You liked following Temple precisely because she’s both savior and killer—she rescues Maury with fierce tenderness, yet she can put a knife in a threat without blinking, all while Moses Todd’s pursuit tests her code. The Girl With All the Gifts offers that same thorny morality: Melanie is both danger and hope, and the adults around her make choices as gray as Temple’s. If Temple’s final reckonings and uneasy mercies hit you, Melanie’s journey toward a new definition of “human” will land hard.
One of the pleasures of Bell’s novel is how the sentences sing—even when Temple is knee-deep in gore, the language turns the ruined Gulf and those quiet, deadly backroads into stark poetry. The Road delivers that same incantatory cadence. As the man and boy push a cart south through cinder and ash, the prose burns clean and luminous, much like the way Temple’s wanderings are scored by a hymn-like voice. If you savored the knife-sharp beauty of Temple’s reflections amid horror, McCarthy’s spare music will feel like home.
Temple’s story stays close: one girl, one blade, one promise to keep Maury safe, one relentless man on her trail. That tight focus—the day-by-day scrounging, the small sanctuaries like the lighthouse and fenced compounds—makes every choice echo. I Am Legend drills into that same crucible of aloneness as Robert Neville fortifies his house, charts routines, and tests his limits against a transformed world. If the closeness of Temple’s journey gripped you, Neville’s solitary siege will, too.

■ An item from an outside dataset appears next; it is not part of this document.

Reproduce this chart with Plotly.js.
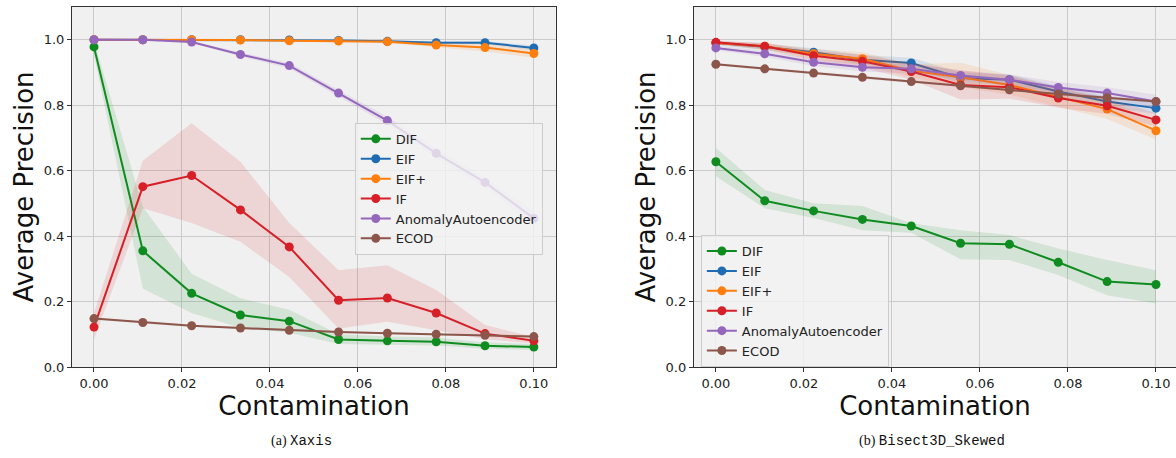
<!DOCTYPE html>
<html>
<head>
<meta charset="utf-8">
<script src="https://cdn.plot.ly/plotly-3.0.1.min.js"></script>
<style>
  html, body { margin: 0; padding: 0; background: #ffffff; }
  #chart { width: 1176px; height: 458px; }
</style>
</head>
<body>
<div id="chart"></div>
<script>
// ---------- data ----------
const contamination = [0.0, 0.0111, 0.0222, 0.0333, 0.0444, 0.0556, 0.0667, 0.0778, 0.0889, 0.1];
const methodNames = ["DIF", "EIF", "EIF+", "IF", "AnomalyAutoencoder", "ECOD"];
const methodColors = ["#0f8c1f", "#1f6cb3", "#ff7f0e", "#d61f26", "#9467bd", "#8c564b"];

// (a) Xaxis
const xaxis_DIF      = [0.978, 0.355, 0.225, 0.159, 0.140, 0.084, 0.080, 0.077, 0.065, 0.061];
const xaxis_DIF_lo   = [0.955, 0.240, 0.165, 0.120, 0.105, 0.070, 0.068, 0.066, 0.056, 0.052];
const xaxis_DIF_hi   = [0.995, 0.490, 0.285, 0.210, 0.175, 0.100, 0.093, 0.090, 0.075, 0.070];
const xaxis_EIF      = [1.000, 1.000, 1.000, 1.000, 0.999, 0.998, 0.995, 0.991, 0.991, 0.975];
const xaxis_EIF_lo   = [1.000, 1.000, 1.000, 0.998, 0.996, 0.995, 0.992, 0.987, 0.986, 0.968];
const xaxis_EIF_hi   = [1.000, 1.000, 1.000, 1.000, 1.000, 1.000, 0.998, 0.995, 0.996, 0.982];
const xaxis_EIFp     = [1.000, 1.000, 1.000, 0.999, 0.997, 0.996, 0.994, 0.984, 0.976, 0.958];
const xaxis_EIFp_lo  = [1.000, 1.000, 1.000, 0.997, 0.994, 0.993, 0.990, 0.977, 0.964, 0.945];
const xaxis_EIFp_hi  = [1.000, 1.000, 1.000, 1.000, 1.000, 0.999, 0.998, 0.991, 0.988, 0.971];
const xaxis_IF       = [0.122, 0.551, 0.585, 0.480, 0.367, 0.204, 0.211, 0.165, 0.102, 0.080];
const xaxis_IF_lo    = [0.085, 0.485, 0.440, 0.383, 0.275, 0.118, 0.138, 0.112, 0.085, 0.072];
const xaxis_IF_hi    = [0.165, 0.630, 0.745, 0.627, 0.440, 0.296, 0.311, 0.235, 0.128, 0.092];
const xaxis_AE       = [1.000, 1.000, 0.993, 0.955, 0.921, 0.837, 0.753, 0.653, 0.564, 0.454];
const xaxis_AE_lo    = [1.000, 1.000, 0.990, 0.949, 0.913, 0.827, 0.741, 0.638, 0.549, 0.434];
const xaxis_AE_hi    = [1.000, 1.000, 0.996, 0.961, 0.929, 0.847, 0.765, 0.668, 0.579, 0.474];
const xaxis_ECOD     = [0.148, 0.136, 0.126, 0.119, 0.112, 0.107, 0.103, 0.100, 0.097, 0.093];
const xaxis_ECOD_lo  = [0.144, 0.133, 0.123, 0.116, 0.109, 0.104, 0.100, 0.097, 0.094, 0.090];
const xaxis_ECOD_hi  = [0.152, 0.139, 0.129, 0.122, 0.115, 0.110, 0.106, 0.103, 0.100, 0.096];

// (b) Bisect3D_Skewed
const bisect_DIF     = [0.627, 0.508, 0.477, 0.451, 0.431, 0.378, 0.375, 0.320, 0.261, 0.252];
const bisect_DIF_lo  = [0.583, 0.485, 0.455, 0.418, 0.410, 0.329, 0.327, 0.281, 0.219, 0.194];
const bisect_DIF_hi  = [0.669, 0.541, 0.500, 0.492, 0.439, 0.418, 0.403, 0.362, 0.327, 0.296];
const bisect_EIF     = [0.990, 0.978, 0.962, 0.939, 0.929, 0.883, 0.878, 0.842, 0.811, 0.791];
const bisect_EIF_lo  = [0.984, 0.968, 0.950, 0.925, 0.913, 0.866, 0.862, 0.826, 0.795, 0.773];
const bisect_EIF_hi  = [0.996, 0.988, 0.974, 0.953, 0.945, 0.900, 0.894, 0.858, 0.827, 0.809];
const bisect_EIFp    = [0.990, 0.980, 0.957, 0.942, 0.905, 0.885, 0.862, 0.825, 0.788, 0.722];
const bisect_EIFp_lo = [0.985, 0.970, 0.942, 0.922, 0.885, 0.855, 0.832, 0.795, 0.758, 0.695];
const bisect_EIFp_hi = [0.995, 0.990, 0.972, 0.962, 0.925, 0.930, 0.892, 0.855, 0.818, 0.749];
const bisect_IF      = [0.992, 0.980, 0.951, 0.934, 0.903, 0.862, 0.855, 0.822, 0.798, 0.755];
const bisect_IF_lo   = [0.987, 0.970, 0.936, 0.914, 0.878, 0.817, 0.820, 0.792, 0.773, 0.735];
const bisect_IF_hi   = [0.997, 0.990, 0.966, 0.954, 0.928, 0.907, 0.890, 0.852, 0.823, 0.775];
const bisect_AE      = [0.975, 0.957, 0.931, 0.916, 0.911, 0.891, 0.878, 0.854, 0.837, 0.811];
const bisect_AE_lo   = [0.968, 0.948, 0.920, 0.903, 0.897, 0.876, 0.862, 0.837, 0.819, 0.790];
const bisect_AE_hi   = [0.982, 0.966, 0.942, 0.929, 0.925, 0.906, 0.894, 0.871, 0.855, 0.832];
const bisect_ECOD    = [0.925, 0.911, 0.898, 0.885, 0.872, 0.859, 0.847, 0.834, 0.823, 0.811];
const bisect_ECOD_lo = [0.921, 0.907, 0.894, 0.881, 0.868, 0.855, 0.843, 0.830, 0.819, 0.807];
const bisect_ECOD_hi = [0.929, 0.915, 0.902, 0.889, 0.876, 0.863, 0.851, 0.838, 0.827, 0.815];

const xTickVals  = [0.0, 0.02, 0.04, 0.06, 0.08, 0.10];
const xTickText  = ["0.00", "0.02", "0.04", "0.06", "0.08", "0.10"];
const yTickVals  = [0.0, 0.2, 0.4, 0.6, 0.8, 1.0];
const yTickText  = ["0.0", "0.2", "0.4", "0.6", "0.8", "1.0"];

const panelA = [
  [xaxis_DIF, xaxis_DIF_lo, xaxis_DIF_hi],
  [xaxis_EIF, xaxis_EIF_lo, xaxis_EIF_hi],
  [xaxis_EIFp, xaxis_EIFp_lo, xaxis_EIFp_hi],
  [xaxis_IF, xaxis_IF_lo, xaxis_IF_hi],
  [xaxis_AE, xaxis_AE_lo, xaxis_AE_hi],
  [xaxis_ECOD, xaxis_ECOD_lo, xaxis_ECOD_hi]
];
const panelB = [
  [bisect_DIF, bisect_DIF_lo, bisect_DIF_hi],
  [bisect_EIF, bisect_EIF_lo, bisect_EIF_hi],
  [bisect_EIFp, bisect_EIFp_lo, bisect_EIFp_hi],
  [bisect_IF, bisect_IF_lo, bisect_IF_hi],
  [bisect_AE, bisect_AE_lo, bisect_AE_hi],
  [bisect_ECOD, bisect_ECOD_lo, bisect_ECOD_hi]
];

function hexToRgba(hex, a) {
  const n = parseInt(hex.slice(1), 16);
  return `rgba(${(n >> 16) & 255},${(n >> 8) & 255},${n & 255},${a})`;
}

const traces = [];
function addPanel(panel, xa, ya, legendId) {
  panel.forEach((s, i) => {
    const [mean, lo, hi] = s;
    const col = methodColors[i];
    traces.push({
      x: contamination.concat(contamination.slice().reverse()),
      y: hi.concat(lo.slice().reverse()),
      xaxis: xa, yaxis: ya,
      type: "scatter", mode: "lines", fill: "toself",
      fillcolor: hexToRgba(col, 0.13),
      line: { width: 0, color: "rgba(0,0,0,0)" },
      hoverinfo: "skip", showlegend: false
    });
    traces.push({
      x: contamination, y: mean,
      xaxis: xa, yaxis: ya,
      type: "scatter", mode: "lines+markers",
      name: methodNames[i],
      legend: legendId,
      line: { color: col, width: 2 },
      marker: { color: col, size: 9 }
    });
  });
}
addPanel(panelA, "x", "y", "legend");
addPanel(panelB, "x2", "y2", "legend2");

const FONT = "DejaVu Sans, sans-serif";
const axisCommon = {
  showgrid: true, gridcolor: "#cbcbcb", gridwidth: 1,
  zeroline: false, showline: true, linecolor: "#333333", linewidth: 1, mirror: true,
  ticks: "outside", ticklen: 4, tickwidth: 1, tickcolor: "#333333",
  tickfont: { family: FONT, size: 13, color: "#222222" }
};

const mL = 72.3, mT = 7.3, mB = 91.3, mR = 0;
const plotW = 1176 - mL - mR;
const plotH = 458 - mT - mB;

const legendCommon = {
  bgcolor: "rgba(243,243,243,0.8)", bordercolor: "#cccccc", borderwidth: 1,
  font: { family: FONT, size: 13, color: "#222222" },
  xanchor: "left", yanchor: "top", itemwidth: 30, tracegroupgap: 0
};

const layout = {
  width: 1176, height: 458,
  paper_bgcolor: "#ffffff", plot_bgcolor: "#f0f0f0",
  margin: { l: mL, r: mR, t: mT, b: mB, pad: 0 },
  showlegend: true,
  xaxis: Object.assign({}, axisCommon, {
    domain: [0, (556 - mL) / plotW], range: [-0.005, 0.105],
    tickvals: xTickVals, ticktext: xTickText,
    title: { text: "Contamination", font: { family: FONT, size: 26, color: "#111111" }, standoff: 6 },
    anchor: "y"
  }),
  yaxis: Object.assign({}, axisCommon, {
    domain: [0, 1], range: [0, 1.1],
    tickvals: yTickVals, ticktext: yTickText,
    title: { text: "Average Precision", font: { family: FONT, size: 26, color: "#111111" }, standoff: 2 },
    anchor: "x"
  }),
  xaxis2: Object.assign({}, axisCommon, {
    domain: [(694 - mL) / plotW, 1], range: [-0.005, 0.10455],
    tickvals: xTickVals, ticktext: xTickText,
    title: { text: "Contamination", font: { family: FONT, size: 26, color: "#111111" }, standoff: 6 },
    anchor: "y2"
  }),
  yaxis2: Object.assign({}, axisCommon, {
    domain: [0, 1], range: [0, 1.1],
    tickvals: yTickVals, ticktext: yTickText,
    title: { text: "Average Precision", font: { family: FONT, size: 26, color: "#111111" }, standoff: 2 },
    anchor: "x2"
  }),
  legend: Object.assign({}, legendCommon, {
    x: (355 - mL) / plotW, y: (366.7 - 123) / plotH
  }),
  legend2: Object.assign({}, legendCommon, {
    x: (701 - mL) / plotW, y: (366.7 - 235) / plotH
  }),
  annotations: [
    {
      xref: "paper", yref: "paper",
      x: (302 - mL) / plotW, y: -(441 - 366.7) / plotH,
      xanchor: "center", yanchor: "middle", showarrow: false,
      text: "(a) <span style=\"font-family:'Liberation Mono', 'DejaVu Sans Mono', monospace\">Xaxis</span>",
      font: { family: "Liberation Serif, Times New Roman, serif", size: 14, color: "#111111" }
    },
    {
      xref: "paper", yref: "paper",
      x: (932 - mL) / plotW, y: -(441 - 366.7) / plotH,
      xanchor: "center", yanchor: "middle", showarrow: false,
      text: "(b) <span style=\"font-family:'Liberation Mono', 'DejaVu Sans Mono', monospace\">Bisect3D_Skewed</span>",
      font: { family: "Liberation Serif, Times New Roman, serif", size: 14, color: "#111111" }
    }
  ]
};

Plotly.newPlot("chart", traces, layout, { displayModeBar: false, staticPlot: true });
</script>
</body>
</html>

Temple carries a private burden—guilt and fatalism that shadow every decision, from the opening violence that sets Moses Todd on her to the fierce way she guards Maury. Bird Box dives just as deeply into a survivor’s mind: Malorie’s rules, her blindfolded river flight, and the way fear tightens around her choices create the same tense interior battle Temple fights on abandoned highways and in ruined houses. If you were drawn to Temple’s hard-won calm under unimaginable pressure, Malorie’s nerve and inner calculus will resonate.